Fields v. Philadelphia has established the right to record police in the U.S. Third Circuit (Delaware, New Jersey, Pennsylvania, and the Virgin Islands):

The First Amendment protects our right to use electronic devices to record on-duty police officers, according to a new ruling by the U.S. Court of Appeals for the Third Circuit in Fields v. Philadelphia. This right extends to anyone with a recording device, journalists and members of the public alike. And this right includes capture of photos, videos, and audio recordings.

EFF filed an amicus brief seeking this ruling. We argued that people routinely use their electronic devices to record and share images and audio, and that this often includes newsworthy recordings of on-duty police officers interacting with members of the public.

[...] The Third Circuit erred on the issue of "qualified immunity." This is a legal doctrine that protects government employees from paying money damages for violating the Constitution, if the specific right at issue was not clearly established at the time they violated it. In Fields, the Third Circuit unanimously held that going forward, the First Amendment protects the right to record the police. But the majority held that this right was not clearly established at the time the police officers in the case violated this right.
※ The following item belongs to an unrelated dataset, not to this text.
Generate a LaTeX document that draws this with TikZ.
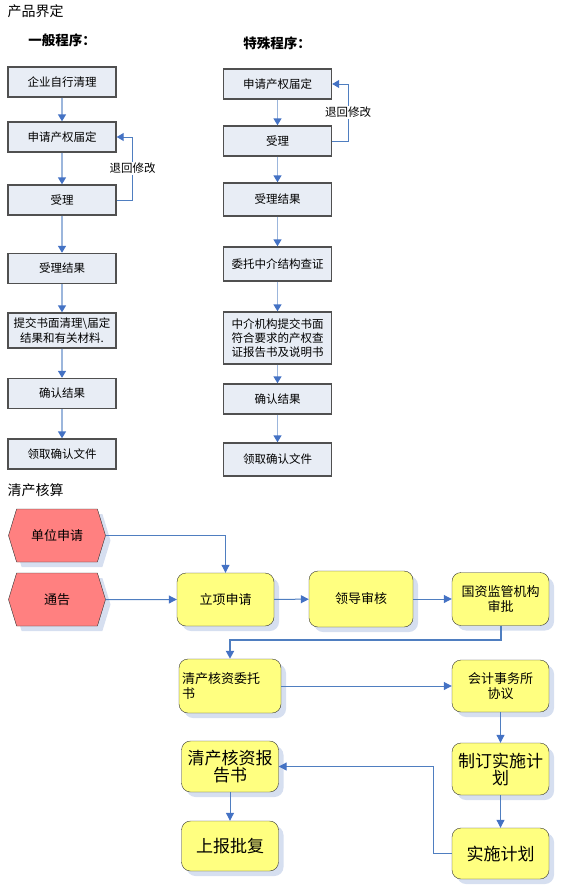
\documentclass[tikz,border=0pt]{standalone}
\usepackage{fontspec}
\setmainfont{Noto Sans CJK SC}
\usetikzlibrary{arrows.meta,shapes.symbols,shadows}
\definecolor{boxfill}{HTML}{E8EDF5}
\definecolor{boxline}{HTML}{505050}
\definecolor{flowline}{HTML}{9CB6DC}
\definecolor{tipblue}{HTML}{4472C4}
\definecolor{loopline}{HTML}{4F7EC0}
\definecolor{hexfill}{HTML}{FF8080}
\definecolor{yfill}{HTML}{FFFF80}
\definecolor{shade}{HTML}{D6DFF0}
\tikzset{
  pbox/.style={draw=boxline, line width=1.4pt, fill=boxfill, minimum width=108pt,
    minimum height=30pt, inner sep=1pt, align=center, font=\fontsize{11.5}{14.3}\selectfont},
  hexa/.style={shape=signal, signal to=west and east, signal pointer angle=146,
    draw=black!80, fill=hexfill, minimum width=97pt, minimum height=53pt, inner sep=1pt,
    drop shadow={shadow xshift=5pt, shadow yshift=-5pt, fill=shade, opacity=1},
    font=\fontsize{13}{15}\selectfont},
  ybox/.style={draw=black!80, fill=yfill, rounded corners=9pt, minimum width=97pt,
    minimum height=53pt, inner sep=2pt, align=center,
    drop shadow={shadow xshift=5pt, shadow yshift=-5pt, fill=shade, opacity=1},
    font=\fontsize{13}{15}\selectfont},
  big/.style={font=\fontsize{17}{17}\selectfont},
  flow/.style={draw=flowline, line width=1.4pt, -{Triangle[width=8pt,length=7pt,color=tipblue]}},
  back/.style={draw=loopline, line width=1pt, -{Triangle[width=8pt,length=7pt,color=tipblue]}},
  link/.style={draw=loopline, line width=1pt, -{Triangle[width=8pt,length=8pt,color=tipblue]}}
}
\begin{document}
\begin{tikzpicture}[x=1pt,y=-1pt]
  \useasboundingbox (0,0) rectangle (562,894);
  % 产品界定
  \node[anchor=west, font=\fontsize{14}{14}\selectfont] (cpjd) at (4,11) {产品界定};
  \node[font=\fontsize{13.5}{14}\selectfont\bfseries] (ybcx) at (62,40) {一般程序：};
  \node[font=\fontsize{13.5}{14}\selectfont\bfseries] (tscx) at (277,43) {特殊程序：};

  % 一般程序
  \node[pbox] (qy) at (62,82) {企业自行清理};
  \node[pbox] (sq) at (62,137) {申请产权届定};
  \node[pbox] (sl) at (62,200) {受理};
  \node[pbox] (jg) at (62,268.5) {受理结果};
  \node[pbox, minimum height=35pt] (tj) at (62,330.5) {提交书面清理\textbackslash 届定\\结果和有关材料.};
  \node[pbox] (qr) at (62,393.5) {确认结果};
  \node[pbox] (lq) at (62,454) {领取确认文件};
  \draw[flow] (qy) -- (sq);
  \draw[flow] (sq) -- (sl);
  \draw[flow] (sl) -- (jg);
  \draw[flow] (jg) -- (tj);
  \draw[flow] (tj) -- (qr);
  \draw[flow] (qr) -- (lq);
  \draw[back] (sl.east) -- ++(16,0) |- node[pos=0.25, fill=white, inner sep=1pt,
    font=\fontsize{11.5}{12}\selectfont] {退回修改} (sq.east);

  % 特殊程序
  \node[pbox] (tsq) at (277.5,84) {申请产权届定};
  \node[pbox] (tsl) at (277.5,141) {受理};
  \node[pbox, minimum height=33pt] (tjg) at (277.5,199.5) {受理结果};
  \node[pbox, minimum height=34pt] (wt) at (277.5,264) {委托中介结构查证};
  \node[pbox, minimum height=52pt] (zj) at (277.5,338) {中介机构提交书面\\符合要求的产权查\\证报告书及说明书};
  \node[pbox] (tqr) at (277.5,399) {确认结果};
  \node[pbox, minimum height=33pt] (tlq) at (277.5,459.5) {领取确认文件};
  \draw[flow] (tsq) -- (tsl);
  \draw[flow] (tsl) -- (tjg);
  \draw[flow] (tjg) -- (wt);
  \draw[flow] (wt) -- (zj);
  \draw[flow] (zj) -- (tqr);
  \draw[flow] (tqr) -- (tlq);
  \draw[back] (tsl.east) -- ++(16,0) |- node[pos=0.25, fill=white, inner sep=1pt,
    font=\fontsize{11.5}{12}\selectfont] {退回修改} (tsq.east);

  % 清产核算
  \node[anchor=west, font=\fontsize{14}{14}\selectfont] (qchs) at (4,490) {清产核算};
  \node[hexa] (dwsq) at (57,535.5) {单位申请};
  \node[hexa] (tg) at (57,599.5) {通告};
  \node[ybox] (lxsq) at (225.5,599.5) {立项申请};
  \node[ybox, minimum width=104pt, minimum height=56pt] (ldsh) at (361,599) {领导审核};
  \node[ybox] (gzsp) at (500.5,599) {国资监管机构\\审批};
  \node[ybox, minimum width=102pt, minimum height=54pt, text width=96pt, align=left]
    (wts) at (230,686) {清产核资委托\\书};
  \node[ybox, minimum height=52pt] (kj) at (500.5,686) {会计事务所\\协议};
  \node[ybox, big, align=center, minimum height=52pt] (zd) at (500.5,769) {制订实施计\\划};
  \node[ybox, big, minimum height=51pt] (ss) at (500.5,853.5) {实施计划};
  \node[ybox, big, minimum height=51pt] (bgs) at (230,766.5) {清产核资报\\告书};
  \node[ybox, big, minimum height=50pt] (sb) at (230,846) {上报批复};
  \draw[link] (dwsq.east) -| (lxsq.north);
  \draw[link] (tg) -- (lxsq);
  \draw[link] (lxsq) -- (ldsh);
  \draw[link] (ldsh) -- (gzsp);
  \draw[link, line width=2pt] (gzsp.south) -- ++(0,14) -| (wts.north);
  \draw[link] (wts) -- (kj);
  \draw[link] (kj) -- (zd);
  \draw[link] (zd) -- (ss);
  \draw[link] (ss.west) -- ++(-18,0) |- (bgs.east);
  \draw[link] (bgs) -- (sb);
\end{tikzpicture}
\end{document}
According to Slate, similar rulings have been issued in the First, Fifth, Seventh, Ninth, and Eleventh Circuits. The new decision addressed two cases in Philadelphia:

Friday's decision involved two instances in which the Philadelphia police retaliated against citizens attempting to film them. In the first incident, a legal observer named Amanda Geraci tried to film police arresting an anti-fracking protester when an officer pinned her against a pillar, preventing her from recording the arrest. In the second, a Temple University sophomore named Richard Fields tried to film police officers breaking up a house party when an officer asked him whether he "like[d] taking pictures of grown men" and demanded that he leave. When Fields refused, the officer arrested and detained him, confiscating his phone and looking through its photos and videos. The officer cited Fields for "Obstructing Highway and Other Public Passages," although the charges were dropped when the officer failed to appear at a court hearing. Geraci and Fields filed civil rights suits against the officers who interfered with their filming attempts.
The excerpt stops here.